I disagree. My anecdotal evidence as a person who prefers to meditate on code is that many times the person who does quick iterations even beats people that understand the language. A deep understanding of the language, in fact, can sometimes be a hinderance to getting things done. I realize thats anecdotal, but if you have an organization (say 1000 people or whatever facebook has) and they are doing these iterations all day and you can shave 5 minutes more out of each persons day, that 5000 mins per day :)
As much as I enjoy developing in dynamic, interpreted languages with a repl, I think this is a perfectly valid perspective. If a few seconds savings per compile is really multiplying out to a significant chunk of time, maybe it wouldn't hurt to take a more meditative approach to the code.
Note that in many dynamic languages (and I think that includes PHP), syntax checking is done right before you try to run it, and type checking is performed at runtime. When you're programming in a Java IDE, these kinds of errors (and related ones, like typos in variable names, etc.) all get resolved while you're typing. In PHP or JavaScript you only find out once you run the program, so saving 3 seconds can be a huge win.
Of course, you can do static analysis to some degree which would cut down that time even further, but you may also get false alerts or miss some issues.

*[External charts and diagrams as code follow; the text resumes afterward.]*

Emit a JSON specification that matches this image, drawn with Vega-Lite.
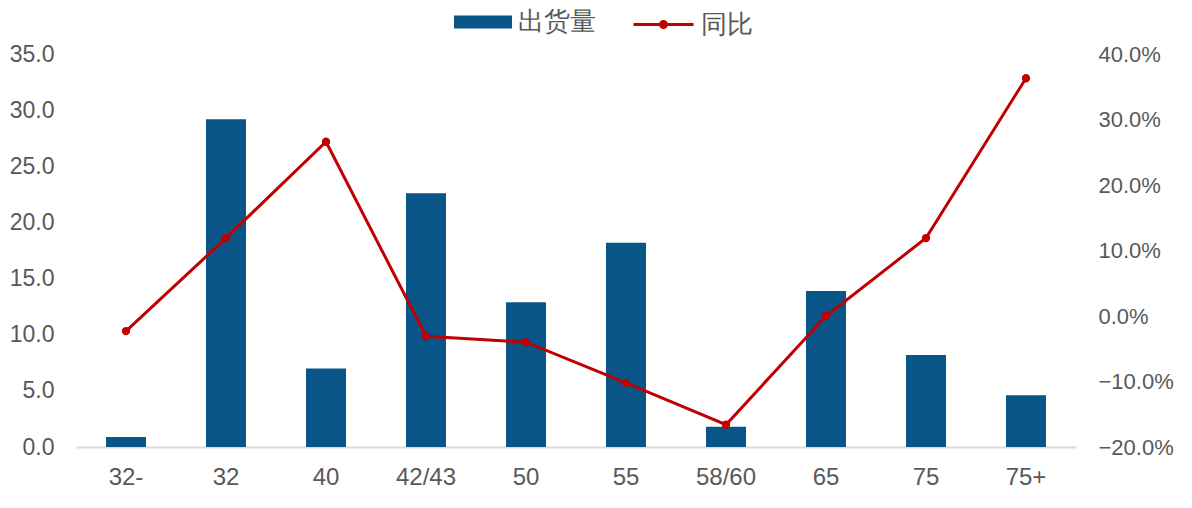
{
  "$schema": "https://vega.github.io/schema/vega-lite/v6.json",
  "autosize": "none",
  "width": 1000,
  "height": 393,
  "padding": {"left": 76, "top": 54, "right": 116, "bottom": 61},
  "background": "white",
  "config": {
    "view": {"stroke": null},
    "font": "Liberation Sans",
    "axis": {"labelFont": "Liberation Sans", "labelFontSize": 23, "labelColor": "#595959", "grid": false, "ticks": false, "tickSize": 0, "title": null},
    "legend": {"labelFont": "Liberation Sans", "labelFontSize": 26, "labelColor": "#595959", "padding": 0, "title": null}
  },
  "data": {
    "values": [
      {"size": "32-", "shipments": 0.9, "yoy": -0.023},
      {"size": "32", "shipments": 29.2, "yoy": 0.119},
      {"size": "40", "shipments": 7.0, "yoy": 0.266},
      {"size": "42/43", "shipments": 22.6, "yoy": -0.031},
      {"size": "50", "shipments": 12.9, "yoy": -0.04},
      {"size": "55", "shipments": 18.2, "yoy": -0.102},
      {"size": "58/60", "shipments": 1.8, "yoy": -0.166},
      {"size": "65", "shipments": 13.9, "yoy": 0.0},
      {"size": "75", "shipments": 8.2, "yoy": 0.119},
      {"size": "75+", "shipments": 4.6, "yoy": 0.363}
    ]
  },
  "encoding": {
    "x": {
      "field": "size", "type": "nominal", "sort": null,
      "scale": {"paddingInner": 0.6, "paddingOuter": 0.3},
      "axis": {"labelAngle": 0, "domainColor": "#d9d9d9", "domainWidth": 2, "labelPadding": 18, "labelFontSize": 24}
    }
  },
  "layer": [
    {
      "mark": {"type": "bar", "color": "#0a5587"},
      "encoding": {
        "y": {
          "field": "shipments", "type": "quantitative",
          "scale": {"domain": [0, 35], "nice": false},
          "axis": {"values": [0, 5, 10, 15, 20, 25, 30, 35], "format": ".1f", "domain": false, "labelPadding": 22, "orient": "left"}
        },
        "fill": {
          "datum": "出货量",
          "scale": {"range": ["#0a5587"]},
          "legend": {"orient": "none", "legendX": 378, "legendY": -61, "symbolType": "M-1,-0.224H1V0.224H-1Z", "symbolSize": 3364, "symbolStrokeWidth": 0, "labelOffset": 6}
        }
      }
    },
    {
      "mark": {"type": "line", "strokeWidth": 3, "point": {"filled": true, "size": 40, "color": "#c00000"}},
      "encoding": {
        "y": {
          "field": "yoy", "type": "quantitative",
          "scale": {"domain": [-0.2, 0.4], "nice": false, "zero": false},
          "axis": {"values": [-0.2, -0.1, 0, 0.1, 0.2, 0.3, 0.4], "format": ".1%", "domain": false, "labelPadding": 22, "labelFontSize": 22, "orient": "right"}
        },
        "stroke": {
          "datum": "同比",
          "scale": {"range": ["#c00000"]},
          "legend": {"orient": "none", "legendX": 556, "legendY": -61, "symbolType": "M-1,0H1M0.1,0A0.1,0.1,0,1,1,-0.1,0A0.1,0.1,0,1,1,0.1,0", "symbolFillColor": "#c00000", "symbolSize": 3600, "symbolStrokeWidth": 3, "labelOffset": 6}
        }
      }
    }
  ],
  "resolve": {"scale": {"y": "independent", "fill": "independent", "stroke": "independent"}}
}
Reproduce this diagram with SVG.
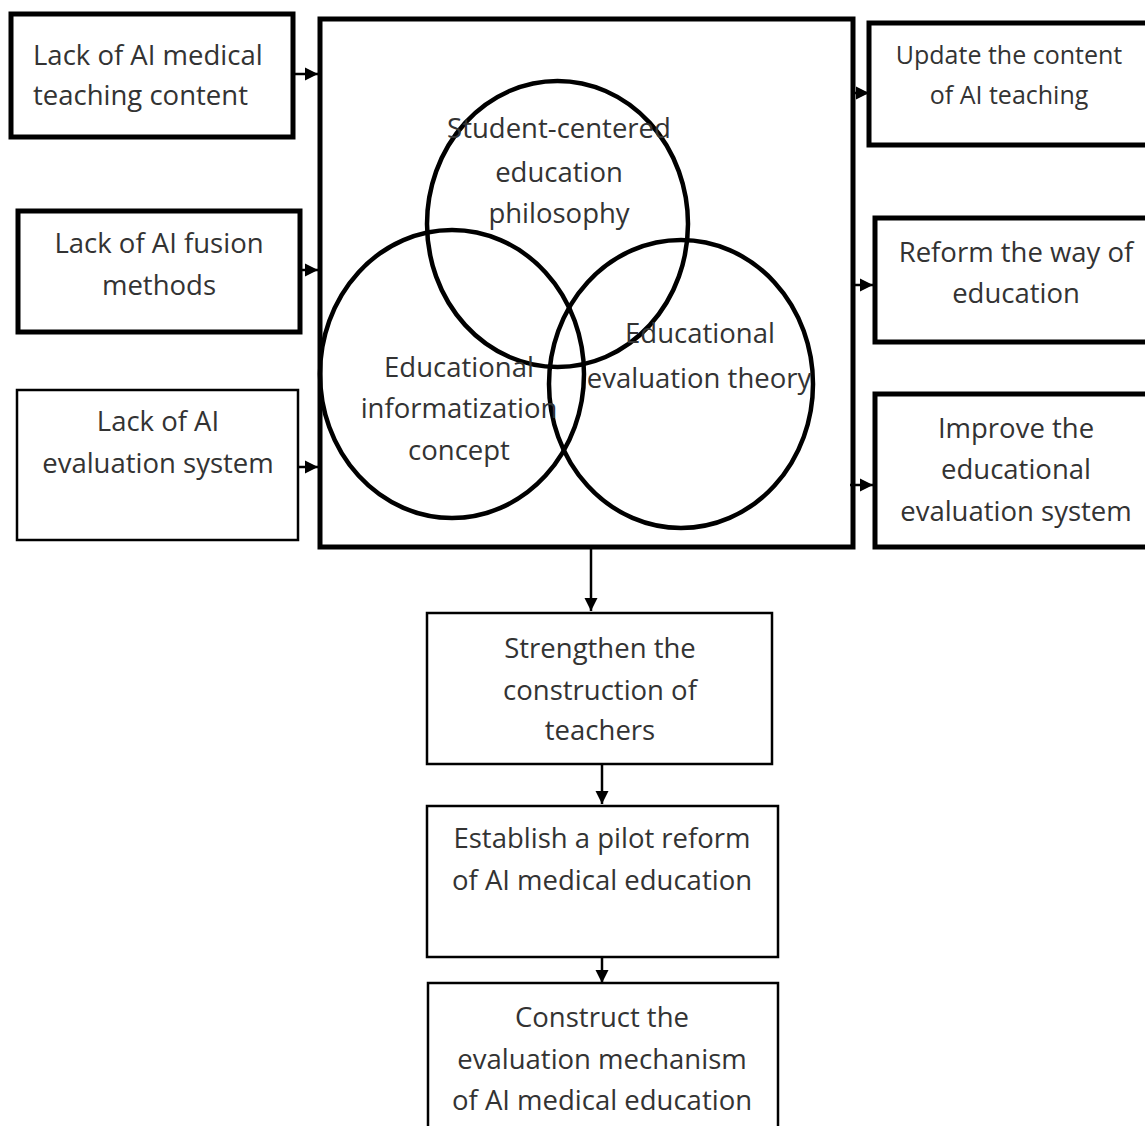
<svg xmlns="http://www.w3.org/2000/svg" width="1145" height="1126" viewBox="0 0 1145 1126">
<defs>
<marker id="ah" markerUnits="userSpaceOnUse" markerWidth="14" markerHeight="14" refX="13" refY="7" orient="auto">
<path d="M0,0.5 L13,7 L0,13.5 Z" fill="#000"/>
</marker>
<style>
.thick{fill:#fff;stroke:#000;stroke-width:5}
.thin{fill:#fff;stroke:#000;stroke-width:2.5}
.ell{fill:none;stroke:#000;stroke-width:4.5}
.t{font-family:"Open Sans","Noto Sans","DejaVu Sans",sans-serif;font-size:27.5px;fill:#333;text-anchor:middle}
.tl{text-anchor:start}
.s{font-size:25px}
.c{stroke:#000;stroke-width:2.5;fill:none;marker-end:url(#ah)}
</style>
</defs>
<rect width="1145" height="1126" fill="#fff"/>
<g id="main">
<rect class="thick" x="320" y="19" width="533" height="528"/>
</g>
<g id="venn">
<ellipse class="ell" cx="557.5" cy="224" rx="130.5" ry="143"/>
<ellipse class="ell" cx="452" cy="374" rx="132" ry="144"/>
<ellipse class="ell" cx="681" cy="384" rx="132" ry="144"/>
</g>
<g id="n-student">
<text class="t" x="559" y="138">Student-centered</text>
<text class="t" x="559" y="182">education</text>
<text class="t" x="559" y="223">philosophy</text>
</g>
<g id="n-info">
<text class="t" x="459" y="377">Educational</text>
<text class="t" x="459" y="418">informatization</text>
<text class="t" x="459" y="460">concept</text>
</g>
<g id="n-evaltheory">
<text class="t" x="700" y="343">Educational</text>
<text class="t" x="699" y="388">evaluation theory</text>
</g>
<g id="n-lack1">
<rect class="thick" x="11" y="14" width="282" height="123"/>
<text class="t tl" x="33" y="65">Lack of AI medical</text>
<text class="t tl" x="33" y="105">teaching content</text>
</g>
<g id="n-lack2">
<rect class="thick" x="18" y="211" width="282" height="121"/>
<text class="t" x="159" y="253">Lack of AI fusion</text>
<text class="t" x="159" y="295">methods</text>
</g>
<g id="n-lack3">
<rect class="thin" x="17" y="390" width="281" height="150"/>
<text class="t" x="158" y="431">Lack of AI</text>
<text class="t" x="158" y="473">evaluation system</text>
</g>
<g id="n-update">
<rect class="thick" x="869" y="23" width="290" height="122"/>
<text class="t s" x="1009" y="64">Update the content</text>
<text class="t s" x="1009" y="104">of AI teaching</text>
</g>
<g id="n-reform">
<rect class="thick" x="875" y="218" width="290" height="124"/>
<text class="t" x="1016" y="262">Reform the way of</text>
<text class="t" x="1016" y="303">education</text>
</g>
<g id="n-improve">
<rect class="thick" x="875" y="394" width="290" height="153"/>
<text class="t" x="1016" y="438">Improve the</text>
<text class="t" x="1016" y="479">educational</text>
<text class="t" x="1016" y="521">evaluation system</text>
</g>
<g id="n-strengthen">
<rect class="thin" x="427" y="613" width="345" height="151"/>
<text class="t" x="600" y="658">Strengthen the</text>
<text class="t" x="600" y="700">construction of</text>
<text class="t" x="600" y="740">teachers</text>
</g>
<g id="n-pilot">
<rect class="thin" x="427" y="806" width="351" height="151"/>
<text class="t" x="602" y="848">Establish a pilot reform</text>
<text class="t" x="602" y="890">of AI medical education</text>
</g>
<g id="n-construct">
<rect class="thin" x="428" y="983" width="350" height="160"/>
<text class="t" x="602" y="1027">Construct the</text>
<text class="t" x="602" y="1069">evaluation mechanism</text>
<text class="t" x="602" y="1110">of AI medical education</text>
</g>
<g id="connectors">
<line class="c" x1="293" y1="74" x2="318" y2="74"/>
<line class="c" x1="300" y1="270" x2="318" y2="270"/>
<line class="c" x1="298" y1="467" x2="318" y2="467"/>
<line class="c" x1="853" y1="93" x2="869" y2="93"/>
<line class="c" x1="853" y1="285" x2="873" y2="285"/>
<line class="c" x1="850" y1="485" x2="873" y2="485"/>
<line class="c" x1="591" y1="549" x2="591" y2="611"/>
<line class="c" x1="602" y1="765" x2="602" y2="804"/>
<line class="c" x1="602" y1="958" x2="602" y2="983"/>
</g>
</svg>
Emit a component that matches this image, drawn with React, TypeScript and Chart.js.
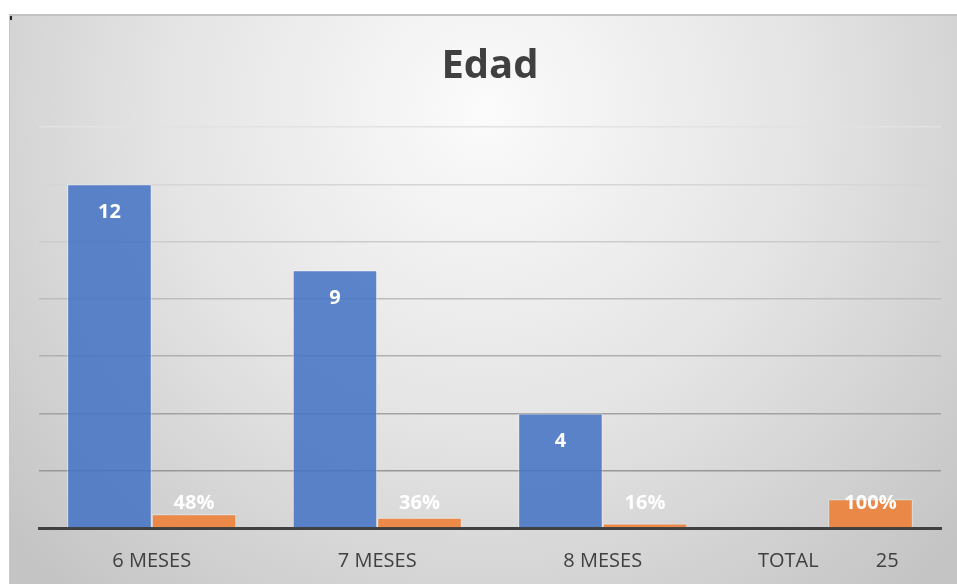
import React, { useEffect, useRef } from "react";
import { Chart, registerables } from "chart.js";

Chart.register(...registerables);

const TITLE = "Edad";
const categories = ["6 MESES", "7 MESES", "8 MESES", "TOTAL"];
const totalCount = 25;
const counts = [12, 9, 4, null];
const percents = [0.48, 0.36, 0.16, 1.0];
const yTicks = [0, 2, 4, 6, 8, 10, 12, 14];

const FONT = "'Open Sans', 'Noto Sans', sans-serif";

const gridColors: Record<number, string> = {
  14: "#e2e2e2",
  12: "#d6d6d6",
  10: "#cccccc",
  8: "#bdbdbd",
  6: "#b0b0b0",
  4: "#a2a2a2",
  2: "#979797",
  0: "rgba(0,0,0,0)",
};

const bgPlugin = {
  id: "bgPlugin",
  beforeDraw(chart: any) {
    const { ctx, width, height } = chart;
    ctx.save();
    ctx.fillStyle = "#ffffff";
    ctx.fillRect(0, 0, width, height);
    const x0 = 9, y0 = 14;
    const g = ctx.createRadialGradient(485, 110, 0, 485, 110, 640);
    g.addColorStop(0, "#fbfbfb");
    g.addColorStop(0.5, "#e4e4e4");
    g.addColorStop(1, "#c4c4c4");
    ctx.fillStyle = g;
    ctx.fillRect(x0, y0, width - x0, height - y0);
    ctx.fillStyle = "#c2c2c2";
    ctx.fillRect(x0, y0, width - x0, 2);
    ctx.fillStyle = "#c8c8c8";
    ctx.fillRect(x0, y0, 1, height - y0);
    ctx.fillStyle = "#222";
    ctx.fillRect(10, 16, 2, 4);
    // title
    ctx.fillStyle = "#404040";
    ctx.font = `bold 40px ${FONT}`;
    ctx.textAlign = "center";
    ctx.textBaseline = "middle";
    ctx.fillText(TITLE, 490, 67);
    ctx.restore();
  },
};

const labelPlugin = {
  id: "labelPlugin",
  afterDatasetsDraw(chart: any) {
    const { ctx } = chart;
    ctx.save();
    ctx.fillStyle = "#ffffff";
    ctx.font = `bold 20px ${FONT}`;
    ctx.textAlign = "center";
    ctx.textBaseline = "middle";
    chart.data.datasets.forEach((ds: any, di: number) => {
      const meta = chart.getDatasetMeta(di);
      meta.data.forEach((bar: any, i: number) => {
        const v = ds.data[i];
        if (v === null || v === undefined) return;
        const { x, y, base } = bar.getProps(["x", "y", "base"], true);
        const ly = Math.min(y + 28, base - 24);
        const txt = di === 0 ? String(v) : `${Math.round(v * 100)}%`;
        ctx.fillText(txt, x, ly);
      });
    });
    ctx.restore();
  },
};

export default function App() {
  const ref = useRef<HTMLCanvasElement | null>(null);
  useEffect(() => {
    if (!ref.current) return;
    const labels = categories.map((c, i) =>
      i === categories.length - 1 ? `${c}           ${totalCount}` : c
    );
    const chart = new Chart(ref.current, {
      type: "bar",
      data: {
        labels,
        datasets: [
          {
            label: "Cantidad",
            data: counts,
            backgroundColor: "rgba(68,114,196,0.86)",
            borderColor: "rgba(255,255,255,0.45)",
            borderWidth: 1,
            categoryPercentage: 0.75,
            barPercentage: 1.0,
          },
          {
            label: "Porcentaje",
            data: percents,
            backgroundColor: "rgba(237,125,49,0.86)",
            borderColor: "rgba(255,255,255,0.45)",
            borderWidth: 1,
            categoryPercentage: 0.75,
            barPercentage: 1.0,
          },
        ],
      },
      options: {
        animation: false,
        responsive: false,
        maintainAspectRatio: false,
        layout: { padding: { left: 39, right: 16, top: 127, bottom: 0 } },
        plugins: {
          legend: { display: false },
          title: { display: false },
          tooltip: { enabled: false },
        },
        scales: {
          x: {
            grid: { display: false, drawTicks: false },
            border: { display: true, color: "#404040", width: 3 },
            ticks: {
              color: "#404040",
              font: { family: FONT, size: 20 },
              padding: 21,
              maxRotation: 0,
              autoSkip: false,
            },
            afterFit(scale: any) {
              scale.height = 56;
            },
          },
          y: {
            min: 0,
            max: 14,
            afterBuildTicks(scale: any) {
              scale.ticks = yTicks.map((v) => ({ value: v }));
            },
            ticks: { display: false },
            grid: {
              drawTicks: false,
              lineWidth: 1.5,
              color: (c: any) => gridColors[c.tick?.value] ?? "#bbbbbb",
            },
            border: { display: false },
            afterFit(scale: any) {
              scale.width = 0;
            },
          },
        },
      },
      plugins: [bgPlugin, labelPlugin],
    });
    return () => chart.destroy();
  }, []);
  return (
    <div style={{ position: "fixed", left: 0, top: 0, width: 957, height: 584 }}>
      <canvas ref={ref} width={957} height={584} style={{ width: 957, height: 584, display: "block" }} />
    </div>
  );
}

"The x64 machine code that the translator generates consumes approximately ten times as much memory as the corresponding HHBC. CPU instruction cache misses are a limiting factor for the large PHP applications that Facebook runs, so a hybrid between interpretation and translation may outperform pure translation."
This tells me that the engineers on the hhvm project are at least smarter than the engineers on the Java language.
>The first 90% of the hhvm project is done; now we're on to the second 90% as we make it really shine.